Savoir avec quelle facilité la vague emporte le sable ainsi dénudé, c'est comprendre l'imminence du danger.
— Ne fera-t-on rien, nous disaient les pêcheurs, pour empêcher notre port de disparaître ?
Or, voici qu'au contraire, leurs voisins immédiats s'appliquent à tout faire pour hâter cotte disparition.
Que la mer pénètre un seul jour dans l'énorme excavation et c'en sera bientôt fait de la sécurité relative du port ; les barques malmenées et les maisons directement prises à rebours, inondées.
Aussi, M. Bervas, maire, nous a fait connaître sa résolution d'intervenir énergiquement.
Très prochainement il va prendre un arrêté pour interdire sévèrement l'enlèvement du sable en ce lieu.
Déjà lors du raz-de-marée, la mer emporta une voie charretière qui desservait des terrains appartenant au bureau, de bienfaisance.
Il n'est plus possible à présent d'y conduire les attelages et la commune se voit dans l'obligation d'acquérir une autre bande de terrain pour assurer un nouveau passage.
Enfin il convient de protéger, ce port où de nouveaux immeubles vont se construire et où l'on a décidé de prolonger le chemin vicinal jusqu'à la cale.

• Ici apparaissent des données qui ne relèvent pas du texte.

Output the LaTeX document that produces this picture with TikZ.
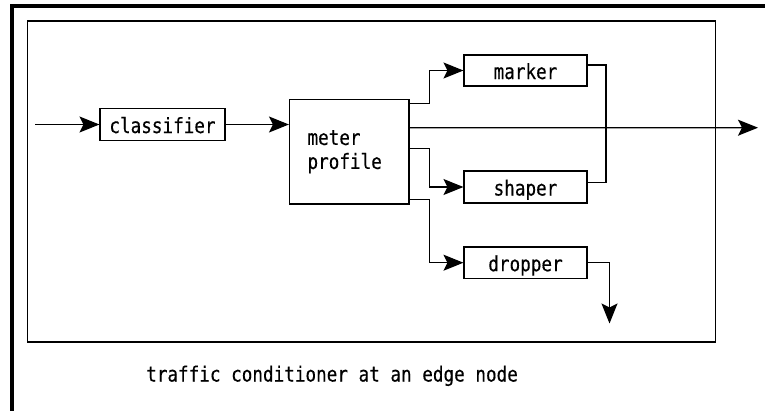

Mais il n'est malheureusement pas qu'à Moguériec que des imprudences capables de provoquer une véritable catastrophe soient à déplorer.
Dans la commune voisine, en Cléder, il en va de même.
À Kerfissien, la dune forme un impressionnant talus au sommet de la plage.
Sur une grande longueur elle protège de la mer une immense prairie en contrebas, agrémentée d'une petite rivière.
Autrefois, cette rivière, coupant la dune, livrait passage au flot par son embouchure.
Et tout l'arrière-pays, que domine le clocher de Plouescat, formait un vaste marais impraticable et insalubre.
Vers 1840, des particuliers ayant obtenu la concession du lieu, détournèrent le cours de la rivière au moyen de digues et lui ménagèrent une nouvelle issue en chicane au milieu et sous des rochers voisins.
En même temps ils fermaient l'ancienne embouchure où les sables s'accumulaient bientôt.
Le marais s'assécha rapidement et se mua en excellentes prairies en bordure desquelles s'édifièrent des fermes.
À présent, des troupeaux nombreux y paissent en toute liberté.
Ce pays, jadis malsain et désert, se développe actuellement avec rapidité.
De nombreuses maisons, des villas, s'y construisent.
Or, voici qu'ici encore on attaque la dune.
Depuis des années les enlèvements de sable se sont faits si importants qu'on aura bientôt, en livrant passage au flot, détruit l'œuvre si parfaitement réalisée.,
Des interventions, nous dit-on, se sont produites et on eut la stupéfaction de constater qu'elles avaient à s'exercer parfois contre les principaux intéressés eux-mêmes, contre certains de ceux qui ne doivent d'habiter en ces lieux qu'à l'existence des digues et de la dune I
Singulière, inconséquence !
En tout cas, il importe que, par des mesures extrêmement sévères, on mette un terme à des faits qui n'ont que trop duré.